### Data segment
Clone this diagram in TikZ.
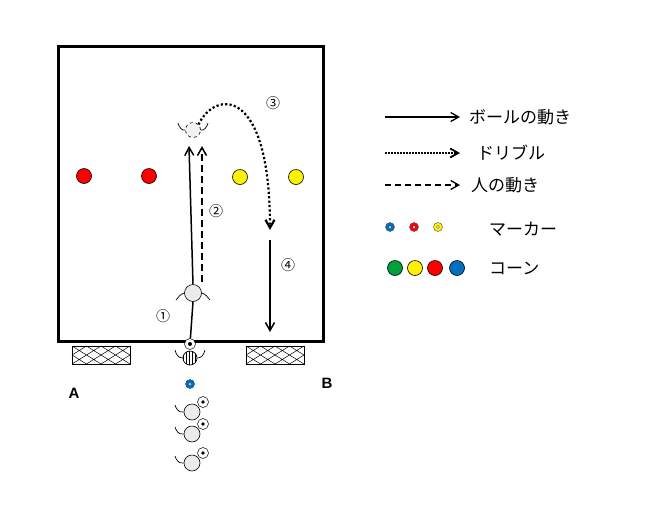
\documentclass[tikz,border=0pt]{standalone}
\usepackage{fontspec}
\setmainfont{Liberation Sans}
\newfontfamily\cjk{Noto Sans CJK JP}
\usetikzlibrary{arrows.meta,patterns}
\definecolor{mblue}{RGB}{0,112,192}
\definecolor{mgreen}{RGB}{0,160,60}
\begin{document}
\begin{tikzpicture}[x=1pt,y=-1pt,
  cone/.style={circle,draw=black,line width=0.6pt,minimum size=15pt,inner sep=0pt},
  mkr/.style={circle,draw=black!70,line width=0.4pt,minimum size=9pt,inner sep=0pt},
  player/.style={circle,draw=black,fill=black!8,line width=0.6pt,minimum size=17pt,inner sep=0pt},
  ball/.style={circle,draw=black,fill=white,line width=0.5pt,minimum size=11pt,inner sep=0pt},
  lbl/.style={font=\cjk\fontsize{14}{14}\selectfont,inner sep=1pt},
  leg/.style={font=\cjk\fontsize{17}{17}\selectfont,inner sep=1pt,anchor=west},
  arr/.style={-{Straight Barb[length=8pt,width=9pt]},line width=1.5pt},
  goal/.style={draw=black,line width=0.8pt}]
\useasboundingbox (0,0) rectangle (651,515);
\node[draw,line width=3pt,minimum width=265pt,minimum height=295pt,anchor=north west] (field) at (57,45) {};
% goals
\foreach \x in {72,246}{
  \draw[goal] (\x,346) rectangle ++(58,18);
  \draw[line width=0.5pt] (\x,346) -- ++(29,18) -- ++(29,-18) (\x,364) -- ++(29,-18) -- ++(29,18)
    (\x,355) -- ++(14.5,-9) (\x,355) -- ++(14.5,9) (\x+58,355) -- ++(-14.5,-9) (\x+58,355) -- ++(-14.5,9)
    (\x+14.5,346)--(\x+43.5,364) (\x+43.5,346)--(\x+14.5,364);
}
% cones
\node[cone,fill=red] (c1) at (84,176) {};
\node[cone,fill=red] (c2) at (149,176) {};
\node[cone,fill=yellow] (c3) at (240,177) {};
\node[cone,fill=yellow] (c4) at (296,177) {};
% players
\node[player] (p1) at (193,293) {};
\draw[line width=0.7pt] (p1.west) .. controls (180,294) and (178,298) .. (176,300);
\draw[line width=0.7pt] (p1.east) .. controls (206,294) and (208,298) .. (210,300);
\node[player,dashed,fill=black!5,minimum size=15pt] (p2) at (193,130) {};
\draw[line width=0.7pt] (p2.west) .. controls (182,131) and (179,127) .. (178,123);
\draw[line width=0.7pt] (p2.east) .. controls (204,131) and (207,127) .. (208,123);
\node[ball] (b0) at (190,344) {};
\fill (b0) circle (2pt);
\node[circle,draw,line width=0.7pt,minimum size=14pt,inner sep=0pt,pattern=vertical lines] (p0) at (190,358) {};
\draw[line width=0.7pt] (p0.west) .. controls (178,358) and (176,354) .. (175,350);
\draw[line width=0.7pt] (p0.east) .. controls (202,358) and (204,354) .. (205,350);
% waiting players
\node[mkr,fill=mblue,draw=mblue!60!black] (m0) at (190,384) {};
\draw[black,fill=white,line width=0.3pt] (m0) circle (1.5pt);
\foreach \n/\y in {w1/412,w2/434,w3/463}{
  \node[player,minimum size=16pt] (\n) at (192,\y) {};
  \draw[line width=0.7pt] (\n.west) .. controls (178,\y+1) and (176,\y-4) .. (175,\y-7);
  \node[ball] (\n b) at (203,\y-10) {};
  \fill (\n b) circle (1.8pt);
}
% movements
\coordinate (t1) at (189,146);
\draw[line width=1.5pt] (b0) -- (p1.south);
\draw[arr] (p1.north) -- (t1);
\coordinate (d0) at (202,282); \coordinate (d1) at (202,146);
\draw[arr,dash pattern=on 7pt off 4pt] (d0) -- (d1);
\coordinate (dr1) at (270,230);
\draw[arr,line width=2.2pt,dash pattern=on 2.2pt off 2.2pt] (p2.north east) .. controls (215,90) and (270,85) .. (dr1);
\coordinate (s0) at (270,240); \coordinate (s1) at (270,332);
\draw[arr] (s0) -- (s1);
\node[lbl] (n1) at (163,316) {①};
\node[lbl] (n2) at (216,211) {②};
\node[lbl] (n3) at (273,103) {③};
\node[lbl] (n4) at (288,265) {④};
\node[font=\bfseries\fontsize{15}{15}\selectfont] (A) at (74,393) {A};
\node[font=\bfseries\fontsize{15}{15}\selectfont] (B) at (327,383) {B};
% legend
\coordinate (l1a) at (385,117); \coordinate (l1b) at (460,117);
\draw[arr,line width=1.3pt] (l1a) -- (l1b);
\node[leg] (t1l) at (468,117) {ボールの動き};
\coordinate (l2a) at (385,153); \coordinate (l2b) at (460,153);
\draw[arr,line width=1.8pt,dash pattern=on 1.6pt off 1.4pt] (l2a) -- (l2b);
\node[leg] (t2l) at (476,153) {ドリブル};
\coordinate (l3a) at (385,185); \coordinate (l3b) at (460,185);
\draw[arr,line width=1.3pt,dash pattern=on 6pt off 4pt] (l3a) -- (l3b);
\node[leg] (t3l) at (470,185) {人の動き};
\foreach \n/\x/\c in {mk1/390/mblue,mk2/414/red,mk3/438/yellow}{
  \node[mkr,fill=\c] (\n) at (\x,227) {};
  \draw[black,fill=white,line width=0.3pt] (\n) circle (1.5pt);
}
\node[leg] (t4l) at (488,229) {マーカー};
\node[cone,fill=mgreen] (k1) at (395,268) {};
\node[cone,fill=yellow] (k2) at (415,268) {};
\node[cone,fill=red] (k3) at (435,268) {};
\node[cone,fill=mblue] (k4) at (457,268) {};
\node[leg] (t5l) at (488,268) {コーン};
\end{tikzpicture}
\end{document}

### Task to complete
Copy each line above precisely, dropping the pictures.

### Exercise answer
Clone this diagram in TikZ.
\documentclass[tikz,border=0pt]{standalone}
\usepackage{fontspec}
\setmainfont{Liberation Sans}
\newfontfamily\cjk{Noto Sans CJK JP}
\usetikzlibrary{arrows.meta,patterns}
\definecolor{mblue}{RGB}{0,112,192}
\definecolor{mgreen}{RGB}{0,160,60}
\begin{document}
\begin{tikzpicture}[x=1pt,y=-1pt,
  cone/.style={circle,draw=black,line width=0.6pt,minimum size=15pt,inner sep=0pt},
  mkr/.style={circle,draw=black!70,line width=0.4pt,minimum size=9pt,inner sep=0pt},
  player/.style={circle,draw=black,fill=black!8,line width=0.6pt,minimum size=17pt,inner sep=0pt},
  ball/.style={circle,draw=black,fill=white,line width=0.5pt,minimum size=11pt,inner sep=0pt},
  lbl/.style={font=\cjk\fontsize{14}{14}\selectfont,inner sep=1pt},
  leg/.style={font=\cjk\fontsize{17}{17}\selectfont,inner sep=1pt,anchor=west},
  arr/.style={-{Straight Barb[length=8pt,width=9pt]},line width=1.5pt},
  goal/.style={draw=black,line width=0.8pt}]
\useasboundingbox (0,0) rectangle (651,515);
\node[draw,line width=3pt,minimum width=265pt,minimum height=295pt,anchor=north west] (field) at (57,45) {};
% goals
\foreach \x in {72,246}{
  \draw[goal] (\x,346) rectangle ++(58,18);
  \draw[line width=0.5pt] (\x,346) -- ++(29,18) -- ++(29,-18) (\x,364) -- ++(29,-18) -- ++(29,18)
    (\x,355) -- ++(14.5,-9) (\x,355) -- ++(14.5,9) (\x+58,355) -- ++(-14.5,-9) (\x+58,355) -- ++(-14.5,9)
    (\x+14.5,346)--(\x+43.5,364) (\x+43.5,346)--(\x+14.5,364);
}
% cones
\node[cone,fill=red] (c1) at (84,176) {};
\node[cone,fill=red] (c2) at (149,176) {};
\node[cone,fill=yellow] (c3) at (240,177) {};
\node[cone,fill=yellow] (c4) at (296,177) {};
% players
\node[player] (p1) at (193,293) {};
\draw[line width=0.7pt] (p1.west) .. controls (180,294) and (178,298) .. (176,300);
\draw[line width=0.7pt] (p1.east) .. controls (206,294) and (208,298) .. (210,300);
\node[player,dashed,fill=black!5,minimum size=15pt] (p2) at (193,130) {};
\draw[line width=0.7pt] (p2.west) .. controls (182,131) and (179,127) .. (178,123);
\draw[line width=0.7pt] (p2.east) .. controls (204,131) and (207,127) .. (208,123);
\node[ball] (b0) at (190,344) {};
\fill (b0) circle (2pt);
\node[circle,draw,line width=0.7pt,minimum size=14pt,inner sep=0pt,pattern=vertical lines] (p0) at (190,358) {};
\draw[line width=0.7pt] (p0.west) .. controls (178,358) and (176,354) .. (175,350);
\draw[line width=0.7pt] (p0.east) .. controls (202,358) and (204,354) .. (205,350);
% waiting players
\node[mkr,fill=mblue,draw=mblue!60!black] (m0) at (190,384) {};
\draw[black,fill=white,line width=0.3pt] (m0) circle (1.5pt);
\foreach \n/\y in {w1/412,w2/434,w3/463}{
  \node[player,minimum size=16pt] (\n) at (192,\y) {};
  \draw[line width=0.7pt] (\n.west) .. controls (178,\y+1) and (176,\y-4) .. (175,\y-7);
  \node[ball] (\n b) at (203,\y-10) {};
  \fill (\n b) circle (1.8pt);
}
% movements
\coordinate (t1) at (189,146);
\draw[line width=1.5pt] (b0) -- (p1.south);
\draw[arr] (p1.north) -- (t1);
\coordinate (d0) at (202,282); \coordinate (d1) at (202,146);
\draw[arr,dash pattern=on 7pt off 4pt] (d0) -- (d1);
\coordinate (dr1) at (270,230);
\draw[arr,line width=2.2pt,dash pattern=on 2.2pt off 2.2pt] (p2.north east) .. controls (215,90) and (270,85) .. (dr1);
\coordinate (s0) at (270,240); \coordinate (s1) at (270,332);
\draw[arr] (s0) -- (s1);
\node[lbl] (n1) at (163,316) {①};
\node[lbl] (n2) at (216,211) {②};
\node[lbl] (n3) at (273,103) {③};
\node[lbl] (n4) at (288,265) {④};
\node[font=\bfseries\fontsize{15}{15}\selectfont] (A) at (74,393) {A};
\node[font=\bfseries\fontsize{15}{15}\selectfont] (B) at (327,383) {B};
% legend
\coordinate (l1a) at (385,117); \coordinate (l1b) at (460,117);
\draw[arr,line width=1.3pt] (l1a) -- (l1b);
\node[leg] (t1l) at (468,117) {ボールの動き};
\coordinate (l2a) at (385,153); \coordinate (l2b) at (460,153);
\draw[arr,line width=1.8pt,dash pattern=on 1.6pt off 1.4pt] (l2a) -- (l2b);
\node[leg] (t2l) at (476,153) {ドリブル};
\coordinate (l3a) at (385,185); \coordinate (l3b) at (460,185);
\draw[arr,line width=1.3pt,dash pattern=on 6pt off 4pt] (l3a) -- (l3b);
\node[leg] (t3l) at (470,185) {人の動き};
\foreach \n/\x/\c in {mk1/390/mblue,mk2/414/red,mk3/438/yellow}{
  \node[mkr,fill=\c] (\n) at (\x,227) {};
  \draw[black,fill=white,line width=0.3pt] (\n) circle (1.5pt);
}
\node[leg] (t4l) at (488,229) {マーカー};
\node[cone,fill=mgreen] (k1) at (395,268) {};
\node[cone,fill=yellow] (k2) at (415,268) {};
\node[cone,fill=red] (k3) at (435,268) {};
\node[cone,fill=mblue] (k4) at (457,268) {};
\node[leg] (t5l) at (488,268) {コーン};
\end{tikzpicture}
\end{document}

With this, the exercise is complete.